Think of it like building a house:
- The Claim (The Roof): This is the big statement you want to prove.
- Example: "This AI is safe to use for sorting government documents."
- The Argument (The Beams): This is the logic connecting your roof to the ground. It explains why the claim is true.
- Example: "We know it's safe because we tested it against a human expert, and it made fewer mistakes."
- The Evidence (The Bricks): This is the actual proof.
- Example: "Here are the test results showing the AI made 2.8% errors, while the human made 3.0%."
3. The New "Taxonomy" (The Filing System)
The paper realizes that old filing systems don't work for AI. So, they created a new way to categorize the pieces of the puzzle:
New Types of Claims:
- Old: "This machine will never fail." (Too rigid for AI).
- New: "This machine is safe only if we keep it inside this specific room and don't let it talk to the internet." (Context-aware).
- New: "This machine is safe because we built a cage around it so it can't do bad things." (Capability-limited).
New Types of Arguments:
- Comparative: "It's not perfect, but it's no worse than the human we replaced."
- Discovery-based: "We didn't know it could do X, but we tested it, found it could, and then put a guardrail on it."
New Types of Evidence:
- Instead of just "test results," they use things like "Red Teaming" (hiring hackers to try to break the AI), "Expert Opinions," and "Real-world logs" (watching how it behaves in the wild).
4. The "Patterns" (Recipe Cards)
The authors noticed that people keep facing the same four hard problems when trying to prove AI is safe. They created four "Recipe Cards" (Patterns) to solve them:
- The "Discovery" Pattern:
- Problem: We don't know what the AI can do yet.
- Recipe: Keep testing it constantly. Every time you find a new trick it learned, update your safety argument. It's like a living document that grows as you learn more about the AI.
- The "No Perfect Answer" Pattern:
- Problem: Sometimes there is no "correct" answer (e.g., judging a creative essay). How do you know the AI is safe?
- Recipe: Compare it to a human. If the AI is "good enough" compared to a human, that's good enough. It's about being "no worse than" the baseline.

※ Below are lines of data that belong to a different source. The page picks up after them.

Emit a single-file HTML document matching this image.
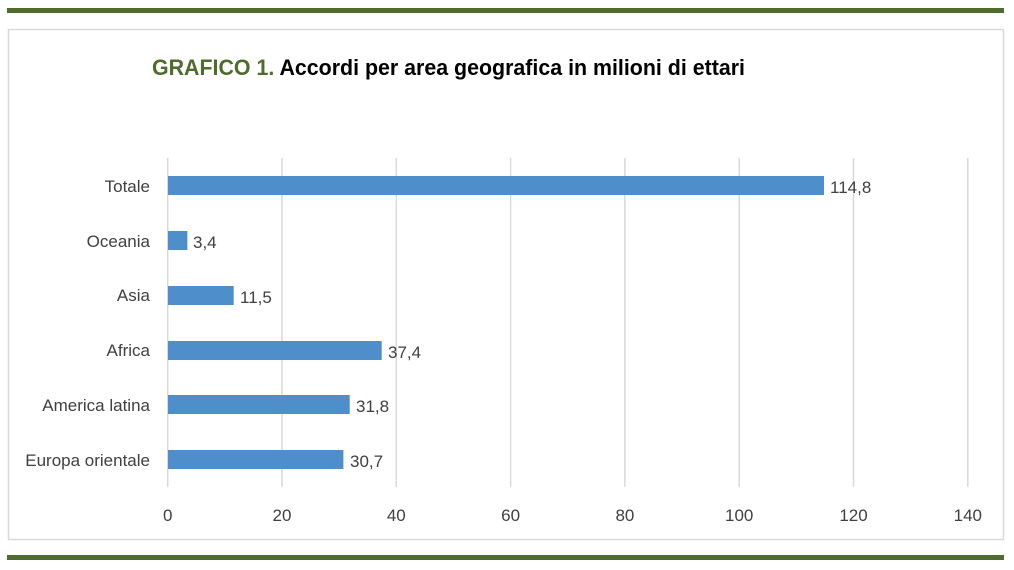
<!DOCTYPE html>
<html><head><meta charset="utf-8"><style>
html,body{margin:0;padding:0;background:#fff;}
svg{display:block;}
text{font-family:"Liberation Sans",sans-serif;}
</style></head><body>
<svg width="1014" height="570" viewBox="0 0 1014 570">
<rect x="7" y="8" width="997" height="5" fill="#4f6b2e"/>
<rect x="7" y="555" width="997" height="5" fill="#4f6b2e"/>
<rect x="8.5" y="29.5" width="995" height="510" fill="#fff" stroke="#d9d9d9" stroke-width="1.5"/>
<text x="152" y="75" font-size="22" font-weight="bold" textLength="593" lengthAdjust="spacingAndGlyphs"><tspan fill="#4f6b2e">GRAFICO 1.</tspan><tspan fill="#000"> Accordi per area geografica in milioni di ettari</tspan></text>
<g stroke="#d9d9d9" stroke-width="1.5">
<line x1="167.7" y1="158" x2="167.7" y2="487"/>
<line x1="282" y1="158" x2="282" y2="487"/>
<line x1="396.3" y1="158" x2="396.3" y2="487"/>
<line x1="510.6" y1="158" x2="510.6" y2="487"/>
<line x1="624.9" y1="158" x2="624.9" y2="487"/>
<line x1="739.2" y1="158" x2="739.2" y2="487"/>
<line x1="853.5" y1="158" x2="853.5" y2="487"/>
<line x1="967.8" y1="158" x2="967.8" y2="487"/>
</g>
<g fill="#4e8ecb">
<rect x="168" y="176" width="656" height="19"/>
<rect x="168" y="231" width="19.4" height="19"/>
<rect x="168" y="286" width="65.7" height="19"/>
<rect x="168" y="341" width="213.7" height="19"/>
<rect x="168" y="395" width="181.7" height="19"/>
<rect x="168" y="450" width="175.4" height="19"/>
</g>
<g font-size="17" fill="#404040" text-anchor="end">
<text x="150" y="192">Totale</text>
<text x="150" y="247">Oceania</text>
<text x="150" y="301">Asia</text>
<text x="150" y="356">Africa</text>
<text x="150" y="411">America latina</text>
<text x="150" y="466">Europa orientale</text>
</g>
<g font-size="17" fill="#404040">
<text x="830" y="193">114,8</text>
<text x="193" y="248">3,4</text>
<text x="240" y="303">11,5</text>
<text x="388" y="358">37,4</text>
<text x="356" y="412">31,8</text>
<text x="350" y="467">30,7</text>
</g>
<g font-size="17" fill="#404040" text-anchor="middle">
<text x="167.7" y="521">0</text>
<text x="282" y="521">20</text>
<text x="396.3" y="521">40</text>
<text x="510.6" y="521">60</text>
<text x="624.9" y="521">80</text>
<text x="739.2" y="521">100</text>
<text x="853.5" y="521">120</text>
<text x="967.8" y="521">140</text>
</g>
</svg>
</body></html>
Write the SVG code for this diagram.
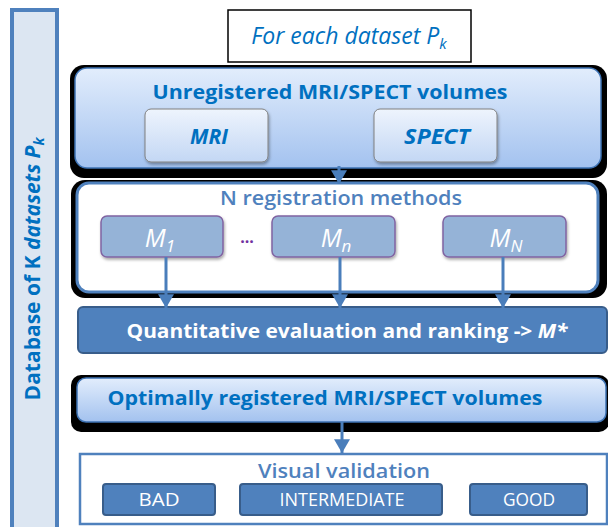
<svg xmlns="http://www.w3.org/2000/svg" width="608" height="527" viewBox="0 0 608 527">
<style>
.f{font-family:"Open Sans","Liberation Sans",sans-serif}
.t1{fill:#0070c0;font-weight:bold}
.t2{fill:#4f81bd;font-weight:600}
.wh{fill:#ffffff}
.shadow{fill:#000000}
.grad{fill:url(#g1);stroke:#3e73b4;stroke-width:1.5}
.inner{fill:url(#g2);stroke:#808080;stroke-width:1}
.mbox{fill:#95b3d7;stroke:#8064a2;stroke-width:1.5}
.dark{fill:#4f81bd;stroke:#385d8a;stroke-width:2}
.conn{stroke:#4a7ebb;stroke-width:3;fill:none}
</style>
<defs>
<linearGradient id="g1" x1="0" y1="0" x2="0" y2="1">
<stop offset="0" stop-color="#e2edfc"/>
<stop offset="1" stop-color="#a3c2ef"/>
</linearGradient>
<linearGradient id="g2" x1="0" y1="0" x2="0" y2="1">
<stop offset="0" stop-color="#eef4fd"/>
<stop offset="1" stop-color="#c3d7f4"/>
</linearGradient>
<filter id="ds" x="-10%" y="-10%" width="130%" height="140%">
<feDropShadow dx="1" dy="2" stdDeviation="1.5" flood-color="#000" flood-opacity="0.35"/>
</filter>
<marker id="ah" markerUnits="userSpaceOnUse" markerWidth="14" markerHeight="16" refX="12" refY="7" orient="auto" viewBox="0 0 12 14">
<path d="M0,0 L12,7 L0,14 Z" fill="#4a7ebb"/>
</marker>
</defs>

<g id="database">
<rect x="12" y="10" width="45" height="520" fill="#dce6f2" stroke="#4f81bd" stroke-width="4"/>
<text class="f t1" font-size="21" transform="translate(40,269) rotate(-90)" text-anchor="middle">Database of K <tspan font-style="italic">datasets P</tspan><tspan font-style="italic" font-size="14" dy="4">k</tspan></text>
</g>

<g id="foreach">
<rect x="228" y="10" width="243" height="52" fill="#ffffff" stroke="#000000" stroke-width="1.5"/>
<text class="f" fill="#0070c0" font-style="italic" font-size="23" x="349" y="44" text-anchor="middle">For each dataset P<tspan font-size="15" dy="5">k</tspan></text>
</g>

<g id="unregistered">
<rect class="shadow" x="70" y="65" width="537" height="113" rx="14"/>
<rect class="grad" x="75" y="68" width="526" height="100" rx="12"/>
<text class="f t1" font-size="20" x="330" y="99" text-anchor="middle" textLength="355" lengthAdjust="spacingAndGlyphs">Unregistered MRI/SPECT volumes</text>
</g>
<g id="mri">
<rect class="inner" x="145" y="109" width="123" height="53" rx="6" filter="url(#ds)"/>
<text class="f t1" font-style="italic" font-size="21" x="209" y="144" text-anchor="middle">MRI</text>
</g>
<g id="spect">
<rect class="inner" x="374" y="109" width="123" height="53" rx="6" filter="url(#ds)"/>
<text class="f t1" font-style="italic" font-size="21" x="437" y="144" text-anchor="middle" textLength="66" lengthAdjust="spacingAndGlyphs">SPECT</text>
</g>

<g id="methods">
<rect class="shadow" x="71" y="180" width="536" height="118" rx="14"/>
<rect x="77" y="183" width="521" height="109" rx="12" fill="#ffffff" stroke="#4f81bd" stroke-width="3"/>
<text class="f t2" font-size="20" x="341" y="205" text-anchor="middle" textLength="242" lengthAdjust="spacingAndGlyphs">N registration methods</text>
<text class="f" fill="#7030a0" font-weight="bold" font-size="16" x="247" y="243" text-anchor="middle">...</text>
</g>
<g id="m1">
<rect class="mbox" x="101" y="216" width="122" height="41" rx="6" filter="url(#ds)"/>
<text class="f wh" font-style="italic" font-size="25" x="160" y="247" text-anchor="middle">M<tspan font-size="17" dy="5">1</tspan></text>
</g>
<g id="mn">
<rect class="mbox" x="272" y="216" width="123" height="41" rx="6" filter="url(#ds)"/>
<text class="f wh" font-style="italic" font-size="25" x="336" y="247" text-anchor="middle">M<tspan font-size="17" dy="5">n</tspan></text>
</g>
<g id="mN">
<rect class="mbox" x="443" y="216" width="123" height="41" rx="6" filter="url(#ds)"/>
<text class="f wh" font-style="italic" font-size="25" x="506" y="247" text-anchor="middle">M<tspan font-size="17" dy="5">N</tspan></text>
</g>

<g id="quantitative">
<rect class="dark" x="78" y="307" width="529" height="46" rx="5"/>
<text class="f wh" font-weight="bold" font-size="20" x="347" y="338" text-anchor="middle" textLength="441" lengthAdjust="spacingAndGlyphs">Quantitative evaluation and ranking -&gt; <tspan font-style="italic">M*</tspan></text>
</g>

<g id="optimal">
<rect class="shadow" x="71" y="375" width="538" height="57" rx="10"/>
<rect class="grad" x="77" y="378" width="529" height="44" rx="9"/>
<text class="f t1" font-size="20" x="325" y="405" text-anchor="middle" textLength="435" lengthAdjust="spacingAndGlyphs">Optimally registered MRI/SPECT volumes</text>
</g>

<g id="visual">
<rect x="80" y="454" width="527" height="70" fill="#ffffff" stroke="#4f81bd" stroke-width="2.5"/>
<text class="f t2" font-size="20" x="344" y="478" text-anchor="middle" textLength="172" lengthAdjust="spacingAndGlyphs">Visual validation</text>
</g>
<g id="bad">
<rect class="dark" x="103" y="484" width="112" height="31" rx="3"/>
<text class="f wh" font-size="18" x="159" y="506" text-anchor="middle" textLength="41" lengthAdjust="spacingAndGlyphs">BAD</text>
</g>
<g id="intermediate">
<rect class="dark" x="240" y="484" width="202" height="31" rx="3"/>
<text class="f wh" font-size="18" x="342" y="506" text-anchor="middle" textLength="125" lengthAdjust="spacingAndGlyphs">INTERMEDIATE</text>
</g>
<g id="good">
<rect class="dark" x="470" y="484" width="117" height="31" rx="3"/>
<text class="f wh" font-size="18" x="529" y="506" text-anchor="middle" textLength="52" lengthAdjust="spacingAndGlyphs">GOOD</text>
</g>

<g id="connectors">
<line class="conn" x1="339" y1="166" x2="339" y2="184" marker-end="url(#ah)"/>
<line class="conn" x1="166" y1="257" x2="166" y2="308" marker-end="url(#ah)"/>
<line class="conn" x1="340" y1="257" x2="340" y2="308" marker-end="url(#ah)"/>
<line class="conn" x1="503" y1="257" x2="503" y2="308" marker-end="url(#ah)"/>
<line class="conn" x1="342" y1="422" x2="342" y2="453" marker-end="url(#ah)"/>
</g>
</svg>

- The "Living Update" Pattern:
- Problem: The AI changes every week. It gets new data, new tools, or new updates.
- Recipe: Your safety case must be a "living artifact." When the AI updates, the safety case updates automatically. It's like a car that re-inspects its own brakes every time you drive it.
- The "Threshold" Pattern:
- Problem: How much risk is too much?
- Recipe: Set a number. "If the error rate is under 5%, we are good." If it hits 5.1%, the system stops. It turns safety into a clear, measurable line.
5. The Real-World Test: The Government Tender
To prove their ideas work, the authors tried it on a real government project: Using AI to help evaluate job bids (tenders).
- The Situation: A government wants to use AI to help humans decide which company gets a contract.
- The Problem: There is no "correct" answer. Different humans might pick different winners. How do you prove the AI isn't biased or dangerous?
- The Solution: They used the "No Perfect Answer" Pattern.
- They didn't try to prove the AI was "perfect."
- They proved the AI was "no worse than" the old human-only system.
- They ran 200 fake bids. The humans disagreed with each other 3% of the time. The AI + Human team disagreed only 2.8% of the time.
- The Result: The Safety Case said, "Look, the AI is actually slightly more consistent than the humans. It's safe to use."
Summary
This paper is essentially saying: "Stop trying to prove AI is perfect like a machine. Start proving it is safe like a partner."
It gives us a structured way to say: "We know this AI is weird and changes often, but here is our evidence, our logic, and our guardrails that prove it is safe enough for the job." It turns safety from a static checklist into a dynamic, living conversation between the developers, the regulators, and the AI itself.